BAB III : PENUTUP ................................................................................................................. 19
Kesimpulan ................................................................................................................. 19
DAFTAR PUSTAKA
BAB I
PENDAHULUAN
A.
Latar Belakang
Hampir di setiap sudut kehidupan,
kita akan menyaksikan begitu banyak orang yang bekerja. Apalagi bagi seorang
muslim bekerja dimaknai sebagai suatu upaya yang sungguh-sungguh, dengan
mengerahkan seluruh aset, pikir, dan dzikirnya untuk mengaktualisasikan atau
menampakkan arti dirinya sebagai hamba Allah SWT yang harus menundukkan dunia
dan menempatkan dirinya sebagai bagian dari masyarakat yang terbaik (khairu ummah) (Tasmara, 2002:25). Atau
dengan kata lain dapat juga kita katakan bahwa dengan hanya bekerja manusia itu
memanusiakan dirinya.
Keberhasilan kerja seseorang
ditentukan oleh adanya etos kerja tinggi yang tertanam dalam dirinya. Dengan
cara memahami dan meyakini ajaran-ajaran agama yang berhubungan dengan
penilaian ajaran agama tersebut terhadap kerja, akan menumbuhkan suatu etos
kerja pada diri seseorang. Pada perkembangan selanjutnya etos kerja ini akan
menjadi pendorong keberhasilan kerjanya. Persoalannya bagaimana konsep etos
kerja dalam Islam yang digali dari Al-Quran dan Hadits.
B.
Rumusan Masalah
1.
Apa pengertian tasawuf ?
2.
Apa pengertian etos kerja ?
3.
Bagaimana pembahasan tentang Islam dan pekerjaan ?
4.
Bagaimana penjelasan tentang tasawuf dan etos kerja ?
C.
Tujuan
1.
Untuk mengetahui pengertian tasawuf
2.
Untuk mengetahui pengertian etos kerja
3.
Untuk mengetahui pembahasan tentang Islam dan pekerjaan
4.
Untuk
mengetahui penjelasan tentang tasawuf dan etos kerja
BAB II
PEMBAHASAN
a.
Pengertian
Tasawuf
Terdapat
beragam pendapat mengenai akar kata tasawuf . Ada yang mengatakan bahwa
kata tasawuf berasal dari kata shufah (kain dari bulu), karena kepasrahan
seorang sufi kepada Allah ibarat kain wol yang dibentangkan. Ada yang
berpendapat shifah (sifat) sebab, seorang sufi adalah orang yang menghiasi diri
dengan segala sifat terpuji dan meninggalkan setiap sifat tercela.
Pendapat
lain mengatakan bahwa tasawuf berasal dari kata shuffah (sufah) sebab, seorang
sufi mengikuti ahli sufah dalam sifat yang telah ditetapkan Allah bagi mereka.

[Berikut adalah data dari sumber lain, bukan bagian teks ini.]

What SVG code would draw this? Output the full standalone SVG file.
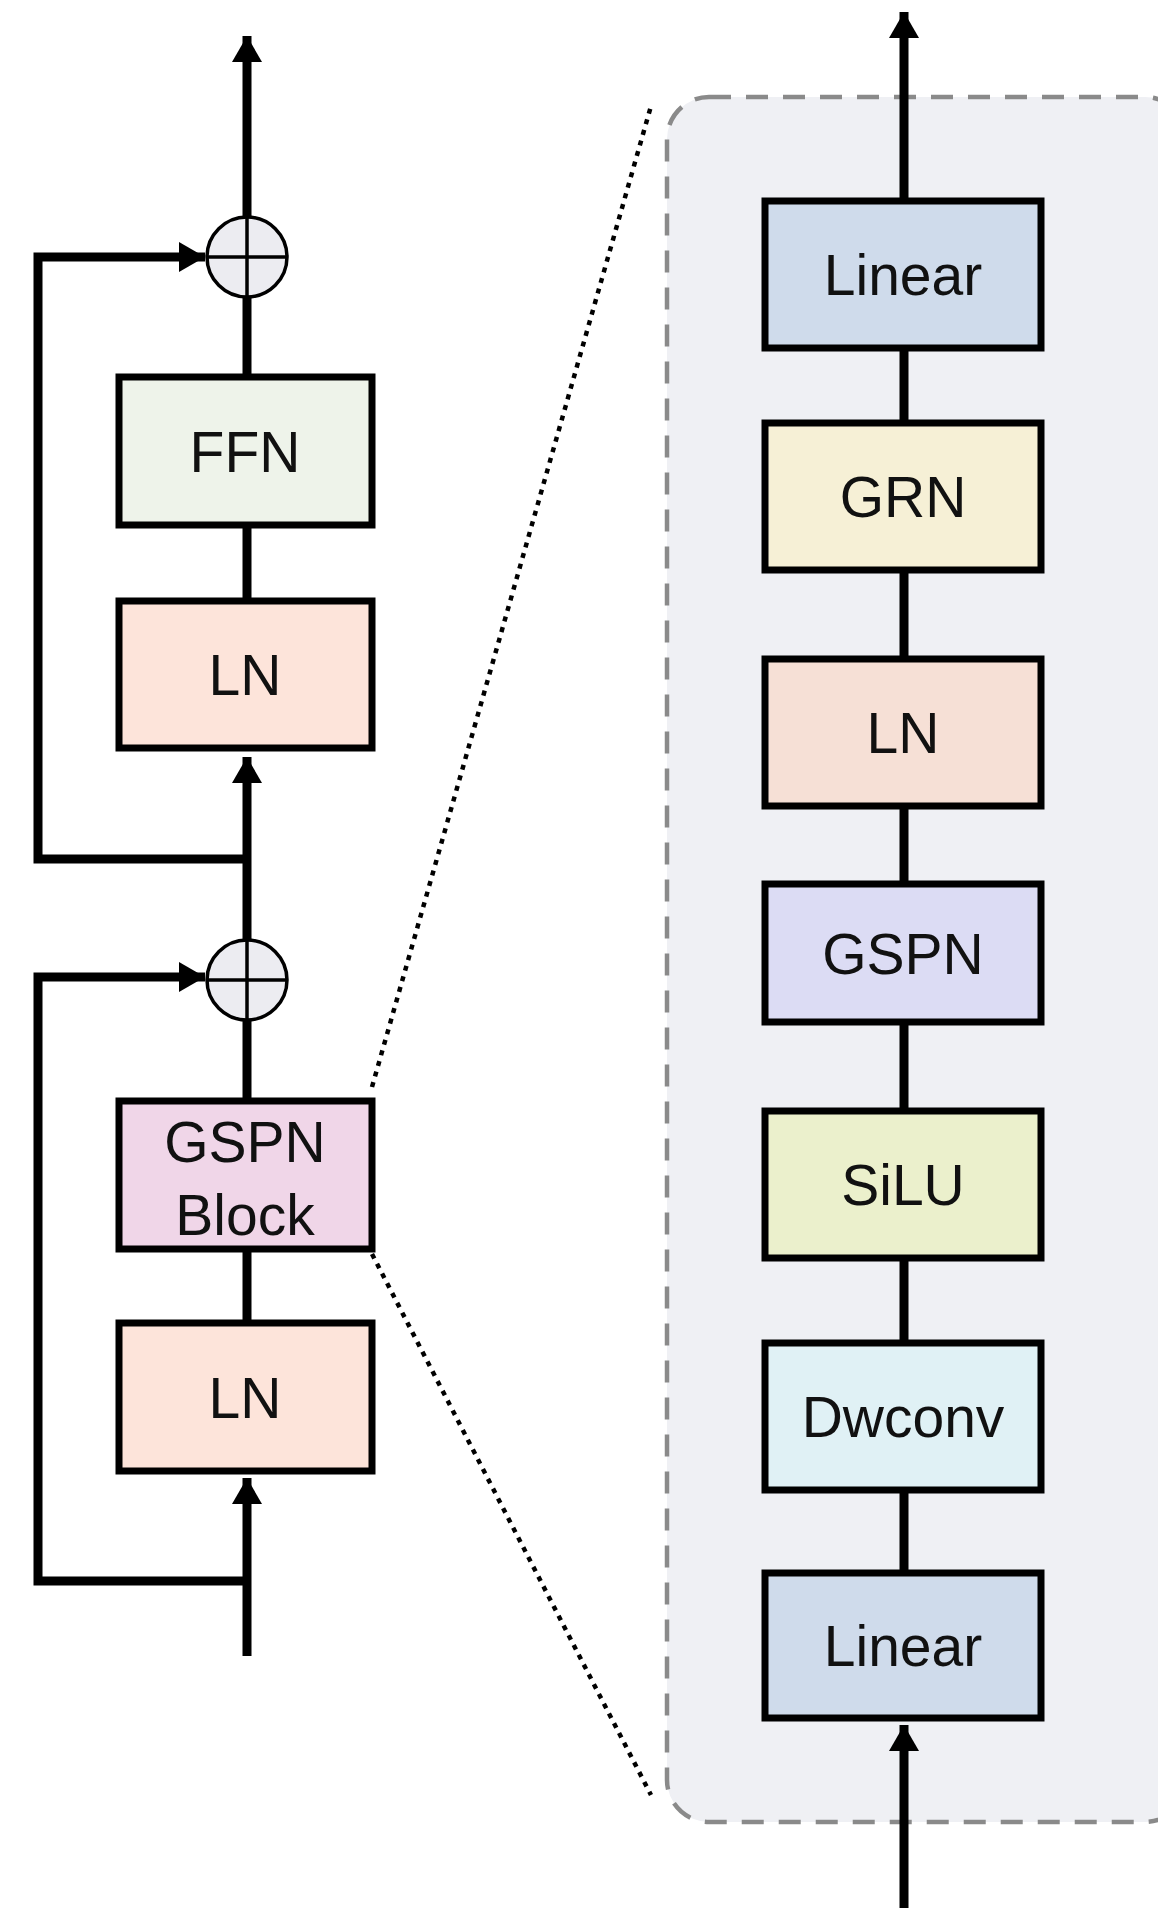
<svg xmlns="http://www.w3.org/2000/svg" width="1158" height="1908" viewBox="0 0 1158 1908">
<style>
.box{stroke:#000;stroke-width:7}
.t{font-family:"Liberation Sans",Arial,sans-serif;font-size:57px;fill:#111;text-anchor:middle}
.ln{stroke:#000;stroke-width:9;fill:none}
.dot{stroke:#000;stroke-width:4.5;fill:none;stroke-dasharray:5 6}
.sum{fill:#ececf1;stroke:#000;stroke-width:3.5}
</style>
<defs>
<marker id="ah" markerUnits="userSpaceOnUse" viewBox="0 0 26 30" refX="26" refY="15" markerWidth="26" markerHeight="30" orient="auto">
<path d="M0,0 L26,15 L0,30 z" fill="#000"/>
</marker>
</defs>
<rect width="1158" height="1908" fill="#fff"/>
<g id="container">
<rect x="667" y="97" width="520" height="1725" rx="42" fill="#eff0f4" stroke="#8a8a8a" stroke-width="4.5" stroke-dasharray="22 15"/>
</g>
<g id="connectors">
<line class="ln" x1="247" y1="217" x2="247" y2="36" marker-end="url(#ah)"/>
<line class="ln" x1="247" y1="297" x2="247" y2="377"/>
<line class="ln" x1="247" y1="525" x2="247" y2="601"/>
<path class="ln" d="M247 859 H38 V257 H205" marker-end="url(#ah)"/>
<line class="ln" x1="247" y1="940" x2="247" y2="757" marker-end="url(#ah)"/>
<line class="ln" x1="247" y1="1020" x2="247" y2="1101"/>
<line class="ln" x1="247" y1="1249" x2="247" y2="1323"/>
<path class="ln" d="M247 1581 H38 V977 H205" marker-end="url(#ah)"/>
<line class="ln" x1="247" y1="1656" x2="247" y2="1478" marker-end="url(#ah)"/>
<line class="dot" x1="372" y1="1087" x2="651" y2="106"/>
<line class="dot" x1="372" y1="1254" x2="651" y2="1795"/>
<line class="ln" x1="904" y1="201" x2="904" y2="12" marker-end="url(#ah)"/>
<line class="ln" x1="904" y1="348" x2="904" y2="423"/>
<line class="ln" x1="904" y1="570" x2="904" y2="659"/>
<line class="ln" x1="904" y1="806" x2="904" y2="884"/>
<line class="ln" x1="904" y1="1022" x2="904" y2="1111"/>
<line class="ln" x1="904" y1="1258" x2="904" y2="1343"/>
<line class="ln" x1="904" y1="1490" x2="904" y2="1573"/>
<line class="ln" x1="904" y1="1908" x2="904" y2="1725" marker-end="url(#ah)"/>
</g>
<g id="sum1"><circle class="sum" cx="247" cy="257" r="40"/><path d="M207 257 H287 M247 217 V297" stroke="#000" stroke-width="3.5"/></g>
<g id="sum2"><circle class="sum" cx="247" cy="980" r="40"/><path d="M207 980 H287 M247 940 V1020" stroke="#000" stroke-width="3.5"/></g>
<g id="ffn"><rect class="box" x="119" y="377" width="253" height="148" fill="#eef3ea"/><text class="t" x="245" y="472">FFN</text></g>
<g id="ln1"><rect class="box" x="119" y="601" width="253" height="147" fill="#fde4da"/><text class="t" x="245" y="695">LN</text></g>
<g id="gspnblock"><rect class="box" x="119" y="1101" width="253" height="148" fill="#f0d6e8"/><text class="t" x="245" y="1162">GSPN</text><text class="t" x="245" y="1235">Block</text></g>
<g id="ln2"><rect class="box" x="119" y="1323" width="253" height="148" fill="#fde4da"/><text class="t" x="245" y="1418">LN</text></g>
<g id="linear_top"><rect class="box" x="765" y="201" width="276" height="147" fill="#cfdbeb"/><text class="t" x="903" y="295">Linear</text></g>
<g id="grn"><rect class="box" x="765" y="423" width="276" height="147" fill="#f6f0d6"/><text class="t" x="903" y="517">GRN</text></g>
<g id="ln_r"><rect class="box" x="765" y="659" width="276" height="147" fill="#f6e0d6"/><text class="t" x="903" y="753">LN</text></g>
<g id="gspn"><rect class="box" x="765" y="884" width="276" height="138" fill="#dcdcf4"/><text class="t" x="903" y="974">GSPN</text></g>
<g id="silu"><rect class="box" x="765" y="1111" width="276" height="147" fill="#ebf0cc"/><text class="t" x="903" y="1205">SiLU</text></g>
<g id="dwconv"><rect class="box" x="765" y="1343" width="276" height="147" fill="#e0f1f5"/><text class="t" x="903" y="1437">Dwconv</text></g>
<g id="linear_bot"><rect class="box" x="765" y="1573" width="276" height="145" fill="#cfdbeb"/><text class="t" x="903" y="1666">Linear</text></g>
</svg>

Al-Qusyari berpendapat bahwa tasawuf berasal dari shafwah (orang pilihan atau
suci). shaf (saf), seolah para sufi berada di saf pertama dalam menghadapkan
diri kepada Allah dan berlomba-lomba untuk melakukan ketaatan.
b.
Pengertian etos
kerja
Menurut Kamus Besar Bahasa Indonesia etos
adalah pandangan hidup yang khas dari suatu golongan sosial. Sedang etos kerja
adalah semangat kerja yang menjadi ciri khas dan keyakinan seseorang atau suatu
kelompok.
Dengan demikian, etos menyangkut semangat
hidup, termasuk semangat bekerja, pengetahuan dan keterampilan yang memadai
tentang pekerjaan yang ditangani.
c.
Islam dan
Pekerjaan
Menurut George A. Steiner dan John F. Steiner
mendefinisikan pekerjaan sebagai usaha yang berkelanjutan yang direncanakan untuk menghasilkan sesuatu yang
bernilai atau bermanfaat bagi orang
lain.
Dengan demikian, pekerjaan bertujuan untuk
menghasilkan sesuatu guna memenuhi kebutuhan manusia. Tetapi dalam sejarah
kemanusiaan pekerjaan pernah begitu lama tidak mendapat apresiasi yang memadai,
seperti yang terjadi di luar Islam.
Perhatian filsafat terhadap pekerjaan baru
timbul dan mulai berkembang setelah zaman industri. Penemuan ilmu-ilmu alam,
kemajuan teknik dan penggunaannya secara komersial membuka suatu cakrawala tak
terbatas bagi usaha manusia untuk menaklukkan alam. Penaklukkan alam dilakukan
oleh manusia dalam pekerjaannya.
Apresiasi Islam terhadap pekerja dan pekerjaan
tidak hanya terlihat dalam ajaran normatif agama ini. Tetapi juga dibuktikan
dalam sejarah. Dalam sejarah Islam terhadap pekerja dan pekerjaan diawali
dengan membebaskan mereka yang berstatus budak kemudian berstatus sebagai
pekerja. Perjuangan Islam untuk membebaskan perbudakan sudah berhasil. Kini
tidak ada lagi orang yang berstatus budak, karena dalam Islam semua orang
memiliki derajat yang sama.
Dalil naqli yang memerintah untuk bekerja
keras.
وَ اَنْ لَيْسَ
لِلْاِنْسَانِ اِلّاَ مَاسَعَا
“Dan bahwasannya seaorang manusia tiada
memperoleh selain apa yang diusahakannya” {QS. An-Najm: 39}
Ayat ini menjelaskan bahwa satu-satunya cara
untuk mendapatkan sesuatu dalam hidup adalah kerja keras. Kemajuan hidup sangat
tergantung pada usaha.
Apresiasi yang tinggi terhadap pekerjaan juga
dibuktikan oleh kehidupan para nabi dan rosul sebelum Rosulullaah ﷺ.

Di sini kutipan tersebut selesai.